■ Stated exercise ■
Retype the data that follows line by line, exactly, and leave its pictures out.

** start Given information **

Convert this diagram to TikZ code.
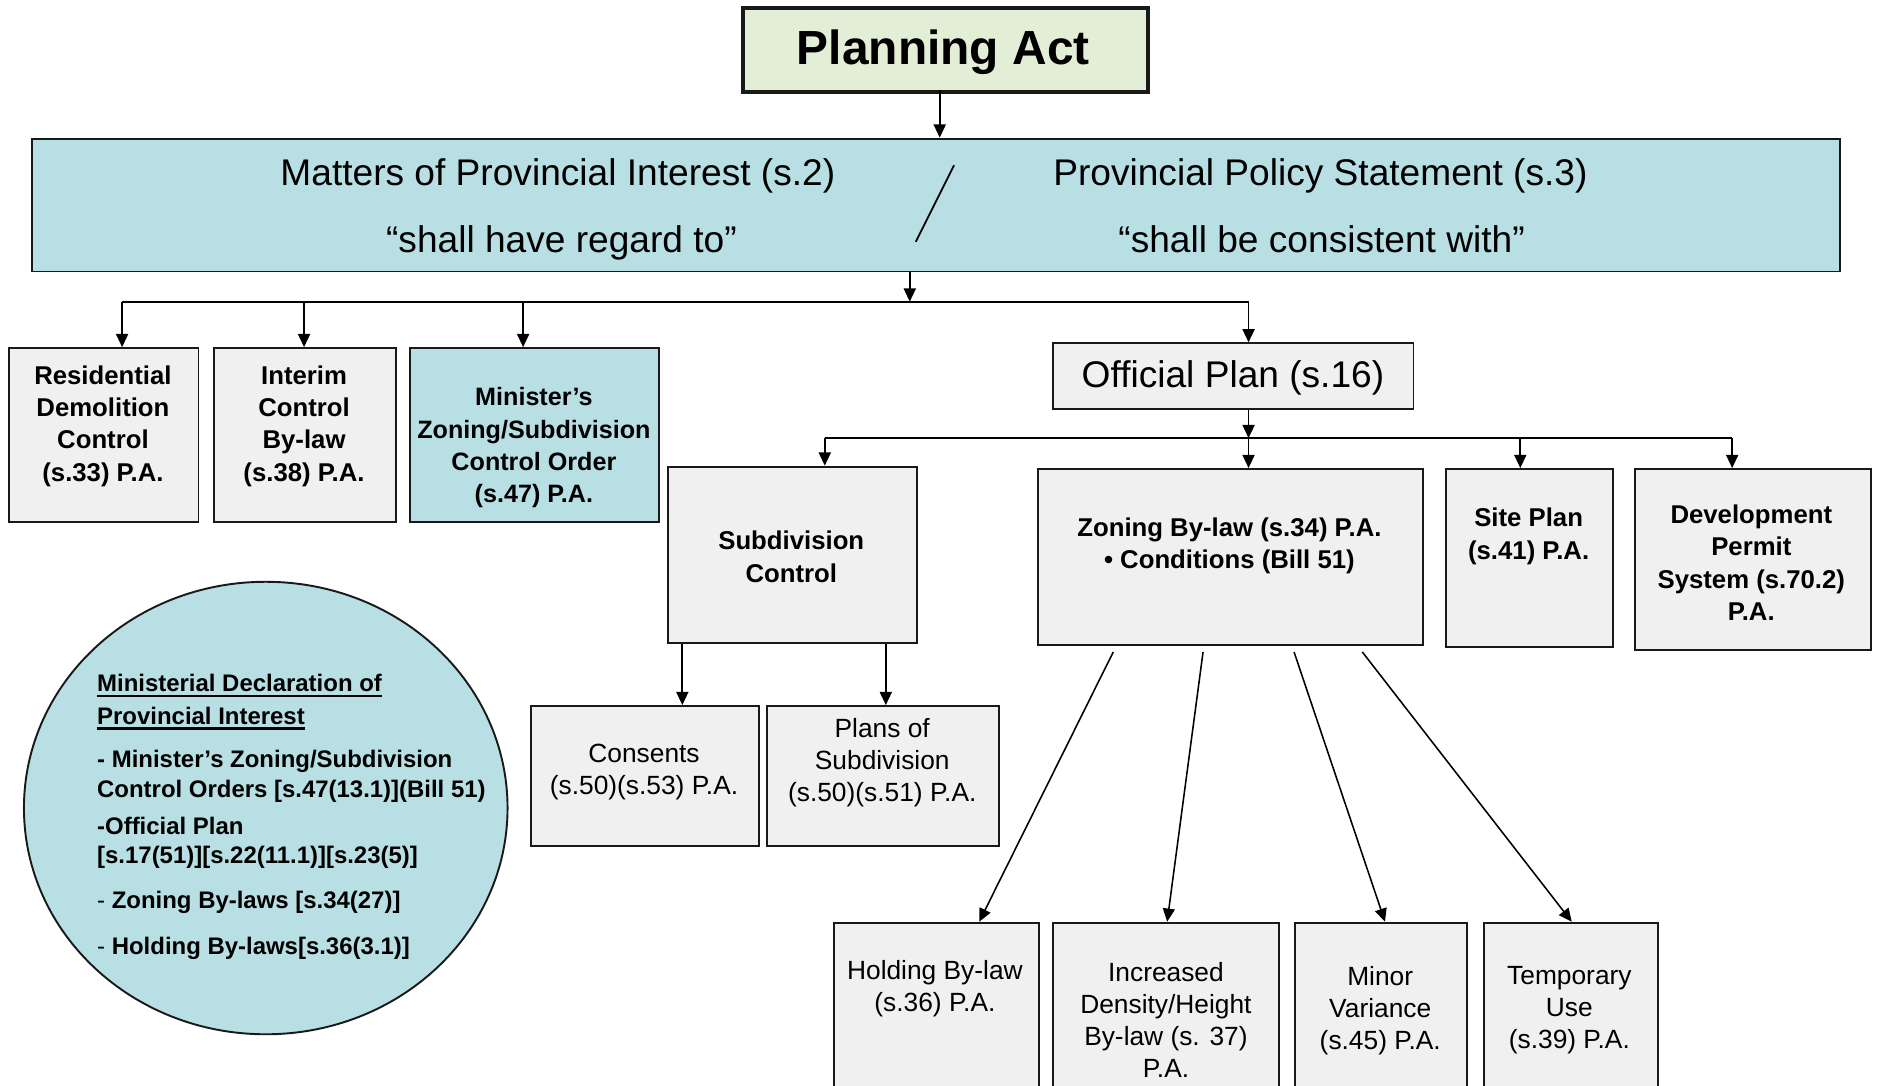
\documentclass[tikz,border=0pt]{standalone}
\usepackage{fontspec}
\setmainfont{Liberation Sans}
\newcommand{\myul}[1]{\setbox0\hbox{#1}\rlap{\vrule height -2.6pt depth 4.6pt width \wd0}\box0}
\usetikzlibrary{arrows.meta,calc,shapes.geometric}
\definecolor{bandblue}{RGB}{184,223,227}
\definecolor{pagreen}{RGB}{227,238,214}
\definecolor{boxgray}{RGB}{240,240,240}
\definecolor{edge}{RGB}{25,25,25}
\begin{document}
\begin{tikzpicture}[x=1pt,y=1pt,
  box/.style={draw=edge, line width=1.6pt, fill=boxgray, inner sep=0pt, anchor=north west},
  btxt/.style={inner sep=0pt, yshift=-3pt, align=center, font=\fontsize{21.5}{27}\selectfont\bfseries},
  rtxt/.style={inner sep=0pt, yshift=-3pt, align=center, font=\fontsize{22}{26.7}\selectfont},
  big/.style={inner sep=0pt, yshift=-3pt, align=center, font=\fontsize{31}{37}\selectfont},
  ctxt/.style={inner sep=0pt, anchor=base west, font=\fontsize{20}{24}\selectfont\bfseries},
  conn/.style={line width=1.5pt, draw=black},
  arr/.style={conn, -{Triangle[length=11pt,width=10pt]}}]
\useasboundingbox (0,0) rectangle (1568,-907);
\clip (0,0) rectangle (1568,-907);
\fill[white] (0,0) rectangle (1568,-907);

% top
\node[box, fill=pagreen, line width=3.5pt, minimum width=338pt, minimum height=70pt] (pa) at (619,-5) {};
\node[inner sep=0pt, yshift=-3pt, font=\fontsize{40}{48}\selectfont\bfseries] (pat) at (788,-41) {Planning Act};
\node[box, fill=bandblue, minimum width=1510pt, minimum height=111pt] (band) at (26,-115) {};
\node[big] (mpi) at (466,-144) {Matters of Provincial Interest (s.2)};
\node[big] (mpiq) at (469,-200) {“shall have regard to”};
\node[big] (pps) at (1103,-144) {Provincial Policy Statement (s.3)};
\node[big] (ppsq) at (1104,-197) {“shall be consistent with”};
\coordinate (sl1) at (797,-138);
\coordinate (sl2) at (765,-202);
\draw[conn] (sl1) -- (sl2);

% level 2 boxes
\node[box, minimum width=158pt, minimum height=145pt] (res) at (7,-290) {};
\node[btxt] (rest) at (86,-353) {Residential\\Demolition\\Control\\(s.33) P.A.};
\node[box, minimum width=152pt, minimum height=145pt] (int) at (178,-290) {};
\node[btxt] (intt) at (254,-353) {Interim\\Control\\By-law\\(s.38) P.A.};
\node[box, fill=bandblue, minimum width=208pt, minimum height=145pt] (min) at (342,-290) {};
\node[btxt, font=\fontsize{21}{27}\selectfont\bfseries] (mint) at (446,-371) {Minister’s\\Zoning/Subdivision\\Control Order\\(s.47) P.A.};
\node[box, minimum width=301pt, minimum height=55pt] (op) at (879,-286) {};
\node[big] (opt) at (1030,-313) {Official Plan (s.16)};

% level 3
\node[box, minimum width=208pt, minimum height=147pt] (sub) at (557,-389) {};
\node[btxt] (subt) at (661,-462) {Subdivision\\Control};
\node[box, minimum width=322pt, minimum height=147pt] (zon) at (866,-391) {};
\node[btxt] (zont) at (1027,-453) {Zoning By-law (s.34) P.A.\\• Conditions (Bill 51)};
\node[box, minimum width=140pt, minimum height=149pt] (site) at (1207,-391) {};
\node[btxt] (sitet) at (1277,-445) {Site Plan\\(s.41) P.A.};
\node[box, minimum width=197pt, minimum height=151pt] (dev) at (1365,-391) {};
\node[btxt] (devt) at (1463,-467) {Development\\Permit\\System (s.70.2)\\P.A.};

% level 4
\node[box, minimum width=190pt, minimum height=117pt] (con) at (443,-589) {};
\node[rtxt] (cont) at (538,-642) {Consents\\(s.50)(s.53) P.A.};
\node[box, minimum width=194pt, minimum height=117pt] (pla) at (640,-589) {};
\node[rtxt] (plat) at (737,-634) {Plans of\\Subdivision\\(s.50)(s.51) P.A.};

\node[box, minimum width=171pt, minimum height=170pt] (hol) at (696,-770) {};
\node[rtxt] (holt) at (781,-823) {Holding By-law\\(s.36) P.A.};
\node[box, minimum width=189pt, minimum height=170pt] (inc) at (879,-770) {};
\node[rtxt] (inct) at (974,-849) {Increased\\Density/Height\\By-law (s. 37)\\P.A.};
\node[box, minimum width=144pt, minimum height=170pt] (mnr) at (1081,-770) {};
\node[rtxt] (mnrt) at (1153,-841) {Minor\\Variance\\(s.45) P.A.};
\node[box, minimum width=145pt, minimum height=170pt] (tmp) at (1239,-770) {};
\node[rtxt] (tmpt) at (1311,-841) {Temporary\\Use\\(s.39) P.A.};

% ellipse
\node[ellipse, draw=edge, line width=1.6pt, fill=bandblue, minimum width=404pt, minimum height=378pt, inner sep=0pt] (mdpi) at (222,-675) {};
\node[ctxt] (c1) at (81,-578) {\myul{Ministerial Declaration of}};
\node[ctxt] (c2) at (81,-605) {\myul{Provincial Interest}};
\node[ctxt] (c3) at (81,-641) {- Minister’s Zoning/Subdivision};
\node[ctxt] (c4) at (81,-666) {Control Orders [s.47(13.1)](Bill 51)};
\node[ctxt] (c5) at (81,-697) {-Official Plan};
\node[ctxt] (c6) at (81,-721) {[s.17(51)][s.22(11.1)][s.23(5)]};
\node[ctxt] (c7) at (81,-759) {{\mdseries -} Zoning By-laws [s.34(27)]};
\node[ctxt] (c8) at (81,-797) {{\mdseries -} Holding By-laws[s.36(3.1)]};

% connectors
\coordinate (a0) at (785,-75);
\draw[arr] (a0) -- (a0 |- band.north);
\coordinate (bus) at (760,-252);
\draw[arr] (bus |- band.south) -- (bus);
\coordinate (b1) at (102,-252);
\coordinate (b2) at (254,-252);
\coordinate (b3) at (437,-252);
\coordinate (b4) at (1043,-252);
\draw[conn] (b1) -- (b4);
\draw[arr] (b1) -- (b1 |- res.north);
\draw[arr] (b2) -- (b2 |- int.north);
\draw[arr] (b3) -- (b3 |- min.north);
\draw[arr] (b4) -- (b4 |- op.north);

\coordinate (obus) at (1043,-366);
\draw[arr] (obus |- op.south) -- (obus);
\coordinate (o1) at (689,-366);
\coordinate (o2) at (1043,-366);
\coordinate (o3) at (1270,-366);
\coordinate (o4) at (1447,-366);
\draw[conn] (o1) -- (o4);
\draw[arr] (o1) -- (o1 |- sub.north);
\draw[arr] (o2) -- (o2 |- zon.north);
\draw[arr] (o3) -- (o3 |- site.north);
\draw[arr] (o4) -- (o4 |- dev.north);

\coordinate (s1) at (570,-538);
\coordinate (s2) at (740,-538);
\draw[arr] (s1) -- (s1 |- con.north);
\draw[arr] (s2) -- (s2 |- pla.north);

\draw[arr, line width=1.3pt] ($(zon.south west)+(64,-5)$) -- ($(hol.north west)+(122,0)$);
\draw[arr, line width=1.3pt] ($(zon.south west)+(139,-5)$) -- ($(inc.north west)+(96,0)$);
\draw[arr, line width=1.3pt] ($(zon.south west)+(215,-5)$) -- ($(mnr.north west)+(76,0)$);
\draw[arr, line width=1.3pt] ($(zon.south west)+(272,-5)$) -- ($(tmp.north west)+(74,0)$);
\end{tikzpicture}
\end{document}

** end Given information **

■ Answer to the task ■
Convert this diagram to TikZ code.
\documentclass[tikz,border=0pt]{standalone}
\usepackage{fontspec}
\setmainfont{Liberation Sans}
\newcommand{\myul}[1]{\setbox0\hbox{#1}\rlap{\vrule height -2.6pt depth 4.6pt width \wd0}\box0}
\usetikzlibrary{arrows.meta,calc,shapes.geometric}
\definecolor{bandblue}{RGB}{184,223,227}
\definecolor{pagreen}{RGB}{227,238,214}
\definecolor{boxgray}{RGB}{240,240,240}
\definecolor{edge}{RGB}{25,25,25}
\begin{document}
\begin{tikzpicture}[x=1pt,y=1pt,
  box/.style={draw=edge, line width=1.6pt, fill=boxgray, inner sep=0pt, anchor=north west},
  btxt/.style={inner sep=0pt, yshift=-3pt, align=center, font=\fontsize{21.5}{27}\selectfont\bfseries},
  rtxt/.style={inner sep=0pt, yshift=-3pt, align=center, font=\fontsize{22}{26.7}\selectfont},
  big/.style={inner sep=0pt, yshift=-3pt, align=center, font=\fontsize{31}{37}\selectfont},
  ctxt/.style={inner sep=0pt, anchor=base west, font=\fontsize{20}{24}\selectfont\bfseries},
  conn/.style={line width=1.5pt, draw=black},
  arr/.style={conn, -{Triangle[length=11pt,width=10pt]}}]
\useasboundingbox (0,0) rectangle (1568,-907);
\clip (0,0) rectangle (1568,-907);
\fill[white] (0,0) rectangle (1568,-907);

% top
\node[box, fill=pagreen, line width=3.5pt, minimum width=338pt, minimum height=70pt] (pa) at (619,-5) {};
\node[inner sep=0pt, yshift=-3pt, font=\fontsize{40}{48}\selectfont\bfseries] (pat) at (788,-41) {Planning Act};
\node[box, fill=bandblue, minimum width=1510pt, minimum height=111pt] (band) at (26,-115) {};
\node[big] (mpi) at (466,-144) {Matters of Provincial Interest (s.2)};
\node[big] (mpiq) at (469,-200) {“shall have regard to”};
\node[big] (pps) at (1103,-144) {Provincial Policy Statement (s.3)};
\node[big] (ppsq) at (1104,-197) {“shall be consistent with”};
\coordinate (sl1) at (797,-138);
\coordinate (sl2) at (765,-202);
\draw[conn] (sl1) -- (sl2);

% level 2 boxes
\node[box, minimum width=158pt, minimum height=145pt] (res) at (7,-290) {};
\node[btxt] (rest) at (86,-353) {Residential\\Demolition\\Control\\(s.33) P.A.};
\node[box, minimum width=152pt, minimum height=145pt] (int) at (178,-290) {};
\node[btxt] (intt) at (254,-353) {Interim\\Control\\By-law\\(s.38) P.A.};
\node[box, fill=bandblue, minimum width=208pt, minimum height=145pt] (min) at (342,-290) {};
\node[btxt, font=\fontsize{21}{27}\selectfont\bfseries] (mint) at (446,-371) {Minister’s\\Zoning/Subdivision\\Control Order\\(s.47) P.A.};
\node[box, minimum width=301pt, minimum height=55pt] (op) at (879,-286) {};
\node[big] (opt) at (1030,-313) {Official Plan (s.16)};

% level 3
\node[box, minimum width=208pt, minimum height=147pt] (sub) at (557,-389) {};
\node[btxt] (subt) at (661,-462) {Subdivision\\Control};
\node[box, minimum width=322pt, minimum height=147pt] (zon) at (866,-391) {};
\node[btxt] (zont) at (1027,-453) {Zoning By-law (s.34) P.A.\\• Conditions (Bill 51)};
\node[box, minimum width=140pt, minimum height=149pt] (site) at (1207,-391) {};
\node[btxt] (sitet) at (1277,-445) {Site Plan\\(s.41) P.A.};
\node[box, minimum width=197pt, minimum height=151pt] (dev) at (1365,-391) {};
\node[btxt] (devt) at (1463,-467) {Development\\Permit\\System (s.70.2)\\P.A.};

% level 4
\node[box, minimum width=190pt, minimum height=117pt] (con) at (443,-589) {};
\node[rtxt] (cont) at (538,-642) {Consents\\(s.50)(s.53) P.A.};
\node[box, minimum width=194pt, minimum height=117pt] (pla) at (640,-589) {};
\node[rtxt] (plat) at (737,-634) {Plans of\\Subdivision\\(s.50)(s.51) P.A.};

\node[box, minimum width=171pt, minimum height=170pt] (hol) at (696,-770) {};
\node[rtxt] (holt) at (781,-823) {Holding By-law\\(s.36) P.A.};
\node[box, minimum width=189pt, minimum height=170pt] (inc) at (879,-770) {};
\node[rtxt] (inct) at (974,-849) {Increased\\Density/Height\\By-law (s. 37)\\P.A.};
\node[box, minimum width=144pt, minimum height=170pt] (mnr) at (1081,-770) {};
\node[rtxt] (mnrt) at (1153,-841) {Minor\\Variance\\(s.45) P.A.};
\node[box, minimum width=145pt, minimum height=170pt] (tmp) at (1239,-770) {};
\node[rtxt] (tmpt) at (1311,-841) {Temporary\\Use\\(s.39) P.A.};

% ellipse
\node[ellipse, draw=edge, line width=1.6pt, fill=bandblue, minimum width=404pt, minimum height=378pt, inner sep=0pt] (mdpi) at (222,-675) {};
\node[ctxt] (c1) at (81,-578) {\myul{Ministerial Declaration of}};
\node[ctxt] (c2) at (81,-605) {\myul{Provincial Interest}};
\node[ctxt] (c3) at (81,-641) {- Minister’s Zoning/Subdivision};
\node[ctxt] (c4) at (81,-666) {Control Orders [s.47(13.1)](Bill 51)};
\node[ctxt] (c5) at (81,-697) {-Official Plan};
\node[ctxt] (c6) at (81,-721) {[s.17(51)][s.22(11.1)][s.23(5)]};
\node[ctxt] (c7) at (81,-759) {{\mdseries -} Zoning By-laws [s.34(27)]};
\node[ctxt] (c8) at (81,-797) {{\mdseries -} Holding By-laws[s.36(3.1)]};

% connectors
\coordinate (a0) at (785,-75);
\draw[arr] (a0) -- (a0 |- band.north);
\coordinate (bus) at (760,-252);
\draw[arr] (bus |- band.south) -- (bus);
\coordinate (b1) at (102,-252);
\coordinate (b2) at (254,-252);
\coordinate (b3) at (437,-252);
\coordinate (b4) at (1043,-252);
\draw[conn] (b1) -- (b4);
\draw[arr] (b1) -- (b1 |- res.north);
\draw[arr] (b2) -- (b2 |- int.north);
\draw[arr] (b3) -- (b3 |- min.north);
\draw[arr] (b4) -- (b4 |- op.north);

\coordinate (obus) at (1043,-366);
\draw[arr] (obus |- op.south) -- (obus);
\coordinate (o1) at (689,-366);
\coordinate (o2) at (1043,-366);
\coordinate (o3) at (1270,-366);
\coordinate (o4) at (1447,-366);
\draw[conn] (o1) -- (o4);
\draw[arr] (o1) -- (o1 |- sub.north);
\draw[arr] (o2) -- (o2 |- zon.north);
\draw[arr] (o3) -- (o3 |- site.north);
\draw[arr] (o4) -- (o4 |- dev.north);

\coordinate (s1) at (570,-538);
\coordinate (s2) at (740,-538);
\draw[arr] (s1) -- (s1 |- con.north);
\draw[arr] (s2) -- (s2 |- pla.north);

\draw[arr, line width=1.3pt] ($(zon.south west)+(64,-5)$) -- ($(hol.north west)+(122,0)$);
\draw[arr, line width=1.3pt] ($(zon.south west)+(139,-5)$) -- ($(inc.north west)+(96,0)$);
\draw[arr, line width=1.3pt] ($(zon.south west)+(215,-5)$) -- ($(mnr.north west)+(76,0)$);
\draw[arr, line width=1.3pt] ($(zon.south west)+(272,-5)$) -- ($(tmp.north west)+(74,0)$);
\end{tikzpicture}
\end{document}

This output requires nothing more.